*Task to complete*
In the listing below, locate the lines bearing the word "this". Copy every one of them.

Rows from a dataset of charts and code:
○ ○ ○ ○ ○

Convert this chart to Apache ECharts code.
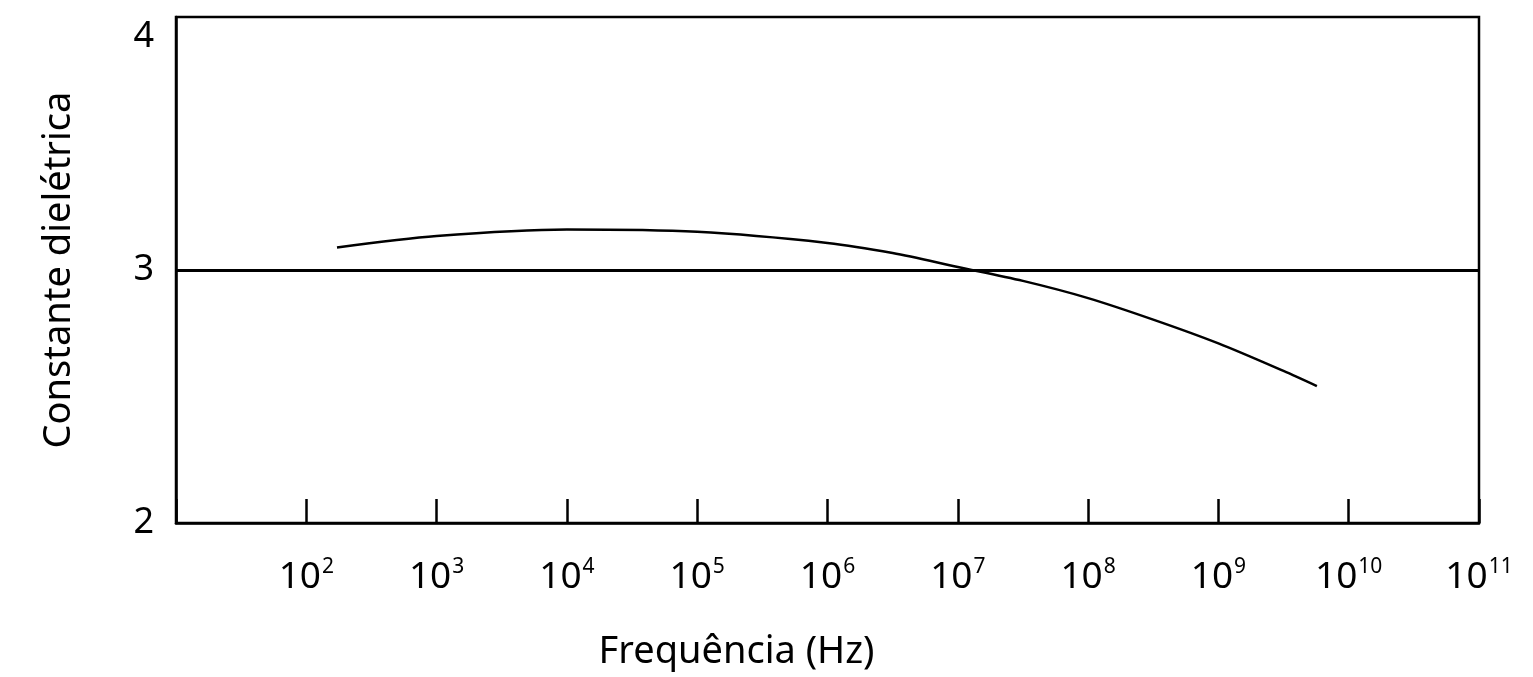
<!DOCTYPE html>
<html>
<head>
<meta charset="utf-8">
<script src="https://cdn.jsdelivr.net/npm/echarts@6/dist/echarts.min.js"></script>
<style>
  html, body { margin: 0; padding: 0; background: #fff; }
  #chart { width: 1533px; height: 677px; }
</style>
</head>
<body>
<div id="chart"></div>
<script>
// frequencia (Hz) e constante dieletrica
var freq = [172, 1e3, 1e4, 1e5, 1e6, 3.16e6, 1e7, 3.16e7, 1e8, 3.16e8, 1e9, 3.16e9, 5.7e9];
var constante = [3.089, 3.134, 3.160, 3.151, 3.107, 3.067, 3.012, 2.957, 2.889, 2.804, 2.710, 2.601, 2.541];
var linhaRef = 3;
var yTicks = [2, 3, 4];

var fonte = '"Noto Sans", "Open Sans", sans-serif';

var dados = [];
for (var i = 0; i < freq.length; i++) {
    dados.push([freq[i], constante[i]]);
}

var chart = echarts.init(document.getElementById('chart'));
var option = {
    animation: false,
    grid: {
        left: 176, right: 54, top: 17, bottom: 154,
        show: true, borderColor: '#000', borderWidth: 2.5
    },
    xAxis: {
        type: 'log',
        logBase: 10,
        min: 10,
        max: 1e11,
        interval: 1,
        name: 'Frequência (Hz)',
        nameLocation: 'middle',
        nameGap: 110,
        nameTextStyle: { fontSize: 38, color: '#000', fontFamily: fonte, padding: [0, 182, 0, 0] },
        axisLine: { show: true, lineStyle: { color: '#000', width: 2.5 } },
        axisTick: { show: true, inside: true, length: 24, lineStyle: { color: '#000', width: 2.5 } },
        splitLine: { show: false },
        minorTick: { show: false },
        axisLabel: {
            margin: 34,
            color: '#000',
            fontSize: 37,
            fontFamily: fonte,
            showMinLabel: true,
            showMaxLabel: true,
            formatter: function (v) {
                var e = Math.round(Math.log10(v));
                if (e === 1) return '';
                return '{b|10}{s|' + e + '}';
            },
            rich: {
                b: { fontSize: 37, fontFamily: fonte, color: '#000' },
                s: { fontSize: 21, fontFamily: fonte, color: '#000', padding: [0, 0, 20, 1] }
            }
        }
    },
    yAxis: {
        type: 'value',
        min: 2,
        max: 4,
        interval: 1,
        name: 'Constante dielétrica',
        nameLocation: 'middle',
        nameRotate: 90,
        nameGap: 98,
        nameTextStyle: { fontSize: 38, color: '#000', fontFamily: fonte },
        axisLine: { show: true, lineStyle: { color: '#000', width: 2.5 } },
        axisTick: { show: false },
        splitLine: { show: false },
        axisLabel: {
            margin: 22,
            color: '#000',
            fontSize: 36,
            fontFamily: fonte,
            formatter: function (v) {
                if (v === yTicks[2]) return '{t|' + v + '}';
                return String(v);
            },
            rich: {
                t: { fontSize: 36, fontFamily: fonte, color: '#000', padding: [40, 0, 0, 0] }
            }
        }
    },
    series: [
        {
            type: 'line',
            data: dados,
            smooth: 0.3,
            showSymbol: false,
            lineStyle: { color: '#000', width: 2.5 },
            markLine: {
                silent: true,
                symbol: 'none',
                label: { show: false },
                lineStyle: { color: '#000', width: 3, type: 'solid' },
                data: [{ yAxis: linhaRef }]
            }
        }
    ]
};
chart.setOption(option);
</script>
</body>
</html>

○ ○ ○ ○ ○

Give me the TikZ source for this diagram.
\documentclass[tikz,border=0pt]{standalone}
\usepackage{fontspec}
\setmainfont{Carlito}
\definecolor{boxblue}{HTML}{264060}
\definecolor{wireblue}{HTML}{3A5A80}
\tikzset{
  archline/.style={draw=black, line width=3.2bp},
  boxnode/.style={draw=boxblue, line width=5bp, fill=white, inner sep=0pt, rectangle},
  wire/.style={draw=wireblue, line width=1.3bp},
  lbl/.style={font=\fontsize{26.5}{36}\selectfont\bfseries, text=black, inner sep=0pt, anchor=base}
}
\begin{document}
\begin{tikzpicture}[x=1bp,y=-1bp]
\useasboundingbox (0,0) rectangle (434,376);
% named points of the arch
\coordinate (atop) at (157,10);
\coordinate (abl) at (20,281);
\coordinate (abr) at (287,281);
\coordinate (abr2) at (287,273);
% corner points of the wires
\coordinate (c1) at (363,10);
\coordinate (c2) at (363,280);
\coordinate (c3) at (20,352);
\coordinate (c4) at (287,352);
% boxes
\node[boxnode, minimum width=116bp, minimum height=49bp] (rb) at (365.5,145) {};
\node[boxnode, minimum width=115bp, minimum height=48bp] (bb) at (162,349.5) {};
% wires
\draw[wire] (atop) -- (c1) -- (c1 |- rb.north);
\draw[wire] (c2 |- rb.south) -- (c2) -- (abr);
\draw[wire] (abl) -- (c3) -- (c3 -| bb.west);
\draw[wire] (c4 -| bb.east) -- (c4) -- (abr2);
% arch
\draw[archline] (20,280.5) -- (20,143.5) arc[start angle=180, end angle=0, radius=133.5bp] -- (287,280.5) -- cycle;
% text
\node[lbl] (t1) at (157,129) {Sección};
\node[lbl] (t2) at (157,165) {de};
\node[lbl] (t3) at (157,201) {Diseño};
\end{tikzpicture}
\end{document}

○ ○ ○ ○ ○

*Full solution*
Convert this chart to Apache ECharts code.
Give me the TikZ source for this diagram.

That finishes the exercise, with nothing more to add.